1/19/10

A Family

The Sephardic Camondo family of bankers migrated from Iberia during the pogram of 1492 via Venice and Constantinople to Paris with a distinguished record in commerce and of liberal causes, some of which caused the elders to determine that Paris indeed was most fertile ground upon which to embrace and expand their faith, business and artistic enterprises.
In 1902, Irene Hillel-Manoach was married to the popular composer of light opera, Camille Erlanger at the height of his career establishing her as a socialite with a townhouse and salon in the fashionable 16th arrondissement.
As her later writing attests, she had a view of the times from both social privilege and the avant-garde milieu which she adopted whole-heartedly as a patron and participant .

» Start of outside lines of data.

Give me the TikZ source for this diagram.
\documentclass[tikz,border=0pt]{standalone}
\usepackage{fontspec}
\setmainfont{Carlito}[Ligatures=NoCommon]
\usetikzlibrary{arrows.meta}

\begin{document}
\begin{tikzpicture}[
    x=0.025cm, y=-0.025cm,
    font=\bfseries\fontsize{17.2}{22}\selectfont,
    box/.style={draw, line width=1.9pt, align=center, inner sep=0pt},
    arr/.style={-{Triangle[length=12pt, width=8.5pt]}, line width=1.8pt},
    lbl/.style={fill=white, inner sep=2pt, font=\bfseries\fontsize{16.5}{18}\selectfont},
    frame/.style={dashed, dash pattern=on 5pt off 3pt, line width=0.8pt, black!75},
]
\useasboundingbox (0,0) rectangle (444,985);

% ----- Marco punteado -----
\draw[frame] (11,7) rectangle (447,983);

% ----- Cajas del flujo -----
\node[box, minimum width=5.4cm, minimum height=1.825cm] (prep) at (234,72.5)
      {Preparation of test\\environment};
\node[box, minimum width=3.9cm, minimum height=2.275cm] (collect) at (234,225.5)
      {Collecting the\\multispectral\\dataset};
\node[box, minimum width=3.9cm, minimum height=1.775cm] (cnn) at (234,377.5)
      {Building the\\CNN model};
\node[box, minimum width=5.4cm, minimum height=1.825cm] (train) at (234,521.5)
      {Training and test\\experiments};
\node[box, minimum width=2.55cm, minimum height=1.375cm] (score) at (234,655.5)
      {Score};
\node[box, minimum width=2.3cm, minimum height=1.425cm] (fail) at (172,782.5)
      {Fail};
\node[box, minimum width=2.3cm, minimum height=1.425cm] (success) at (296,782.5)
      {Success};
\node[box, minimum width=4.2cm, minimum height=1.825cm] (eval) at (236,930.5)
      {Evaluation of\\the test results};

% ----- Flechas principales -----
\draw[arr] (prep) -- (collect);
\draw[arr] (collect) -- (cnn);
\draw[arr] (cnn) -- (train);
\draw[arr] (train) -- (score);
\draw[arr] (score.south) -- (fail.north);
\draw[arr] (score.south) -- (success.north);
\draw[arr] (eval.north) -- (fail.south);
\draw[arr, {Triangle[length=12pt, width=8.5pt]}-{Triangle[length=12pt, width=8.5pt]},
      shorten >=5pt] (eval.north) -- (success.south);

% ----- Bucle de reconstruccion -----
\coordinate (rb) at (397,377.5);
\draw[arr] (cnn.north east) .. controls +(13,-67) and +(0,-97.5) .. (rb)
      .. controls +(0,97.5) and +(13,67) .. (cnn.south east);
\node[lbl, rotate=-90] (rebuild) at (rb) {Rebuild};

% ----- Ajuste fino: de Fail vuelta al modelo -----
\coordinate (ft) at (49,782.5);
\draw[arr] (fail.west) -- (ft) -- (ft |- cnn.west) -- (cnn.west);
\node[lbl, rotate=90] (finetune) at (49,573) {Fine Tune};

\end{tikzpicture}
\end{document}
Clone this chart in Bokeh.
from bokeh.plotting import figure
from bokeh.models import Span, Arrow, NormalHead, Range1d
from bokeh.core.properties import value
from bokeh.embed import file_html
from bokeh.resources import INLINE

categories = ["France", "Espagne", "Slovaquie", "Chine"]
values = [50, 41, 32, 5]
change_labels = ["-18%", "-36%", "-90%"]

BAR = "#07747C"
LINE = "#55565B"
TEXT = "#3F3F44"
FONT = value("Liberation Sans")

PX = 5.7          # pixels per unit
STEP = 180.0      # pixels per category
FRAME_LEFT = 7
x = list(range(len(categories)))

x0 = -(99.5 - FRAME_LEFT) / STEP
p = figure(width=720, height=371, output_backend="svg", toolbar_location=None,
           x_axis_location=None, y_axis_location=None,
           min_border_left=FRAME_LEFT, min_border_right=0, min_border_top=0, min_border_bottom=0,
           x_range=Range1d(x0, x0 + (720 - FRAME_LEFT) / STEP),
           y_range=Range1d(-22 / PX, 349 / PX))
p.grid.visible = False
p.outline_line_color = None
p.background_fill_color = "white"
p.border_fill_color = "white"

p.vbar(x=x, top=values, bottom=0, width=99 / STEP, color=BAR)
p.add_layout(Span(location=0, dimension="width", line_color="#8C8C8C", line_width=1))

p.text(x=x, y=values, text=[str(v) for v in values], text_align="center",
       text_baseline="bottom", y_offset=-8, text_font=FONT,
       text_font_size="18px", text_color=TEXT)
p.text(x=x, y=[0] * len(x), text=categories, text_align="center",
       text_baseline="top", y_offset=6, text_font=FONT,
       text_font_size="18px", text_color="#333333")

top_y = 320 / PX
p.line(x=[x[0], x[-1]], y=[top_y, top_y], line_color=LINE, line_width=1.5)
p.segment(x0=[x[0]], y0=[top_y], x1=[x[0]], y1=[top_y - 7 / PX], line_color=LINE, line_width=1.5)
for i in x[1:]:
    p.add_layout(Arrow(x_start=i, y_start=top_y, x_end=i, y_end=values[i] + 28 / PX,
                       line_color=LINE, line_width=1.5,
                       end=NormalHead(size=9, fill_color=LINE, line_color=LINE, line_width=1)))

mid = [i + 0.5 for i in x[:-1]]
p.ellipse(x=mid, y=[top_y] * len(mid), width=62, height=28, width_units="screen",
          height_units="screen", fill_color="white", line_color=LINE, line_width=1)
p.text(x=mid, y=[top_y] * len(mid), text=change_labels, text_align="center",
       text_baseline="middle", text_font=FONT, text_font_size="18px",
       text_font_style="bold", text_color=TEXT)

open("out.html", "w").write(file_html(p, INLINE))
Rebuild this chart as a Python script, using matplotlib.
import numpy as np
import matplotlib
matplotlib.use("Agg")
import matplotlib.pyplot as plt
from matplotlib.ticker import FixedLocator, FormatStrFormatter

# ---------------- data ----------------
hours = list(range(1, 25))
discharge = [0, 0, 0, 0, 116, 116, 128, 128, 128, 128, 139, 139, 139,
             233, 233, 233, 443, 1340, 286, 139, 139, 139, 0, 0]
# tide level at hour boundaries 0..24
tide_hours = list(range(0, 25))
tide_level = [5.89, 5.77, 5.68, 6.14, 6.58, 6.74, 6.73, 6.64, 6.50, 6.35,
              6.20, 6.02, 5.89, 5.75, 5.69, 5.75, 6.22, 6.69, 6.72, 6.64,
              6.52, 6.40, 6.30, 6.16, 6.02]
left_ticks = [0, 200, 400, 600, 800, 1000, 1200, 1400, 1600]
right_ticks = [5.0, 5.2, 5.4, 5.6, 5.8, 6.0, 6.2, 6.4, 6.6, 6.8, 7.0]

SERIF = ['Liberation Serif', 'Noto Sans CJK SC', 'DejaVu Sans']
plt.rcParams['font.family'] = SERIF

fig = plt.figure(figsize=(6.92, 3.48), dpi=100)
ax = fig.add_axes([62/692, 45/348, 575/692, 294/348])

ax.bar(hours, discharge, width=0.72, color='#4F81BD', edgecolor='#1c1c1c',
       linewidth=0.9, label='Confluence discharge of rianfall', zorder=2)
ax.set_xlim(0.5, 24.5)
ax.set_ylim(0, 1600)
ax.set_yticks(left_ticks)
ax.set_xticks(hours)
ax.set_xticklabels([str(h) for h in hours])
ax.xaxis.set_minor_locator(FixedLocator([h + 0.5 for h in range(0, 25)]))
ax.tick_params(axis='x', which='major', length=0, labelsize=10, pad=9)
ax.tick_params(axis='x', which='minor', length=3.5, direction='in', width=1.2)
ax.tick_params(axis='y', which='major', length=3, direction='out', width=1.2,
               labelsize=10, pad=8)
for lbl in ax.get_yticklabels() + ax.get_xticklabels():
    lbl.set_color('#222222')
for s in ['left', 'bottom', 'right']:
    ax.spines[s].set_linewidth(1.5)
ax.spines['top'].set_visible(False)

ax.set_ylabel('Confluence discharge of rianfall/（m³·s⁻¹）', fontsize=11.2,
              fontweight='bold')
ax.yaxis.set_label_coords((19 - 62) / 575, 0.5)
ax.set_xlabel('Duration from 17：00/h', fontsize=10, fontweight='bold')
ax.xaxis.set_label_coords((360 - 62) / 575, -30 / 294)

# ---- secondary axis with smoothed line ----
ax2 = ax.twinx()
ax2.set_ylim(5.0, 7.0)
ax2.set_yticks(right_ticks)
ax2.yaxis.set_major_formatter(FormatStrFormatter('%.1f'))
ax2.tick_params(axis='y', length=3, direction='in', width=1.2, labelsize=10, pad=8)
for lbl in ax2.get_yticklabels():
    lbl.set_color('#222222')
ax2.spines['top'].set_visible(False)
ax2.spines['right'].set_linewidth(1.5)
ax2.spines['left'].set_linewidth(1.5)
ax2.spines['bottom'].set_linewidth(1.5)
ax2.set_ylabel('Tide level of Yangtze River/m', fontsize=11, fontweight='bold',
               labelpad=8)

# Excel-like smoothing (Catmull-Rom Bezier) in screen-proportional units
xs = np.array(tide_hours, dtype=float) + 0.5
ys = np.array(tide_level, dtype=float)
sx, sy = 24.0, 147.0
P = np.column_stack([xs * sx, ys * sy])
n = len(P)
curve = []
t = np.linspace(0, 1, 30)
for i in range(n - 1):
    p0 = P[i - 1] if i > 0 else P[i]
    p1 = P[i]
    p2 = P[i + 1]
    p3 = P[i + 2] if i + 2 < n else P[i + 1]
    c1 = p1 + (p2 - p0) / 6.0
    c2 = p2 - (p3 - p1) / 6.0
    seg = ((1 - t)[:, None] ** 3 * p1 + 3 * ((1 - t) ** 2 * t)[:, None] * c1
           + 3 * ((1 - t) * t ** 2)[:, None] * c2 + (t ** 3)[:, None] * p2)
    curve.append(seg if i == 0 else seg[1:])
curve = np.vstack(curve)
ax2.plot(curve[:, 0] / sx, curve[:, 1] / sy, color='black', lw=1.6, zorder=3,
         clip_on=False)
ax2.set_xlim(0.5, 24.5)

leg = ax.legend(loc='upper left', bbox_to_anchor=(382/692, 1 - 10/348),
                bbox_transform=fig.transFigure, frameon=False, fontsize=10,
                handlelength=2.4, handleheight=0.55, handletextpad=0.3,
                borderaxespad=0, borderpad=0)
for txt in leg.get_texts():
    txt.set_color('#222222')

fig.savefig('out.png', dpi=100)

The extended family branched into the liberal arts as patrons and collectors of such painters as Degas, Monet, Renoir and given Irene's interests, dadaists and surrealists Andre Breton and Louis Aragon and many more.
The family lineage over five centuries of remained faithful to its origins religious and cultural. Irene's son, Philippe describes in his autobiographical "France sans Etoiles" (Paris, Plon, 1974)  his own Camondo aunties in black riding white horses in the Bois de Bologne chatting in their fifteenth century dialect. The Camondo fortune was depleted by Irène Cahen d'Anvers a divorcée of Erlanger's cousin Moishe de Camondo after the Nazi pogrom in Paris put the entire Camondo family to death. She was the subject of Renoir's famous 1890 portrait "Mademoiselle Irène Cahen". Erlanger's son Philippe enjoyed a distinguished career as a "Plenipotentiare" in various ministerial capacities in government including the founding of the Cannes Film Festival.